I think the duration of content is the problem, not the lack of mechanics. For example, WOW made you grind dungeons over and over for points instead of drops. This leads to efficiency behavior. People will start grinding out dungeons as fast as possible and repeat them. Because they also only took you 15-25 minutes to complete you never had enough time to create social bonds.
I think it has more to do with the duration of events (dungeon diving) and the motivation for having them.
The longer you are together with people, the more likely you are to speak with them in some social aspect. The longer something is known to be prior to starting it, the more prone you are to accepting breaks and other downtime. But if you know you have to do 5 dungeons today to get your new shiny, you're just going to rush dungeons as fast as possible because the dungeon itself is only a means to an end.
Which is why I detest token based loot progression.
I'd agree with this, yeah. I hate token based progression, for a lot of reasons.
When you were deep in those old WOW Vanilla dungeons, time loss was as much as a motivator. Not only that a 2nd or 3rd wipe might make soemone give up and you'd have to start from scratch because it took you 20-60m to get a group, get to the dungeon and start. This fights weren't mechanically difficult in any case.
Yeah, BRD had a big penalty but I think the risk was more difficult to abate from a social perspective in comparison to EQ--but I think overall, BRD was more conducive to the whole "meeting" people than later dungeons, yes. I think, however, there are ways to design a game overall that would be even more conducive to that goal than BRD was, while actually being more accessible in terms of time, and more importantly skill, than BRD was. In EQ, fights were even easier, classes were less complex but the penalties were harder and the results of good team work were even more pronounced--for example. So explaining and moving carefully became even more important, even in a game where the actual class based difficulty was far lower (Usually).

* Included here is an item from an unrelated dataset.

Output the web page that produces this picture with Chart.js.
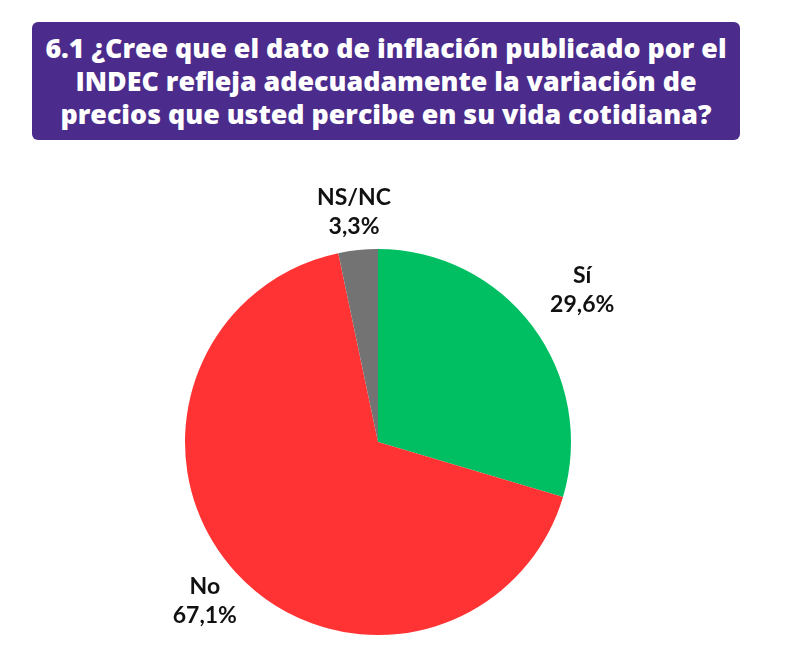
<!DOCTYPE html>
<html>
<head>
<meta charset="utf-8">
<script src="https://cdn.jsdelivr.net/npm/chart.js@4"></script>
<style>
    body { margin: 0; background: #fff; width: 785px; height: 654px; overflow: hidden; position: relative; }
    #title {
        position: absolute; left: 32px; top: 22px; width: 708px; height: 118px;
        background: #4b2c8c; border-radius: 6px; color: #fff;
        font-family: "Open Sans", sans-serif; font-weight: 800; font-size: 26.8px;
        line-height: 33px; text-align: center; box-sizing: border-box; padding-top: 9px;
        white-space: nowrap;
    }
    #wrap { position: absolute; left: 0; top: 0; width: 785px; height: 654px; }
</style>
</head>
<body>
<div id="title">6.1 ¿Cree que el dato de inflación publicado por el<br>INDEC refleja adecuadamente la variación de<br>precios que usted percibe en su vida cotidiana?</div>
<div id="wrap"><canvas id="pie"></canvas></div>
<script>
const categories = ["Sí", "No", "NS/NC"];
const values = [29.6, 67.1, 3.3];
const valueLabels = ["29,6%", "67,1%", "3,3%"];
const colors = ["#00bf63", "#ff3333", "#737373"];

// labels drawn outside each slice along its middle angle
const outsideLabels = {
    id: 'outsideLabels',
    afterDatasetsDraw(chart, args, opts) {
        const ctx = chart.ctx;
        const meta = chart.getDatasetMeta(0);
        ctx.save();
        ctx.fillStyle = '#111';
        ctx.font = 'bold 23px Lato';
        ctx.textAlign = 'center';
        ctx.textBaseline = 'middle';
        meta.data.forEach((arc, i) => {
            const p = arc.getProps(['x', 'y', 'startAngle', 'endAngle', 'outerRadius'], true);
            const mid = (p.startAngle + p.endAngle) / 2;
            const r = p.outerRadius * opts.dist[i];
            const x = p.x + Math.cos(mid) * r;
            const y = p.y + Math.sin(mid) * r;
            ctx.fillText(categories[i], x, y - 14.5);
            ctx.fillText(valueLabels[i], x, y + 14.5);
        });
        ctx.restore();
    }
};

new Chart(document.getElementById('pie'), {
    type: 'pie',
    data: {
        labels: categories,
        datasets: [{
            data: values,
            backgroundColor: colors,
            borderWidth: 0
        }]
    },
    options: {
        responsive: true,
        maintainAspectRatio: false,
        animation: false,
        layout: {
            padding: { left: 185, right: 214, top: 249, bottom: 19 }
        },
        plugins: {
            legend: { display: false },
            tooltip: { enabled: false },
            outsideLabels: { dist: [1.32, 1.22, 1.2] }
        }
    },
    plugins: [outsideLabels]
});
</script>
</body>
</html>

I think it's a case where simplicity and risk abatement is a more powerful social initiator than complexity and reward accumulation. In other words, when mechanics are simple, the complexity tends to form around interactions between people, and in that case, when risk is also high? It makes people interact. I guess an example would be league of legends. It has pretty simple inputs/variables but through the meta play with others, it becomes a fairly complex game where even little mistakes can produce massive negatives (IE high risk--DOTA is even higher)--so it rewards team play and social play (Which is probably why toxicity in that game is so apparent.)
So, in terms of BRD, I think if the main goal was risk abatement (Even more so) and the main complexity comes from character interaction with each other and the world (But less individual complexity), it would have produced a game that gravitated toward even more social interaction (Rather than getting lost in mashing your own keyboard)
As for what I meant by social interaction? I pretty much want any, really heh. I know you can't watch the vid, but even a little talking changes peoples behaviors by a HUGE amount. BRD, I agree, did induce some talking--and that's good. (Heck, most guilds I knew flourished from vanilla WoW and dungeons like BRD--so yeah, it worked) But I think if you were to design a game more around the concepts above, you could induce even more strategy discussions--which I think might be helpful in a game-world where grouping is the focus.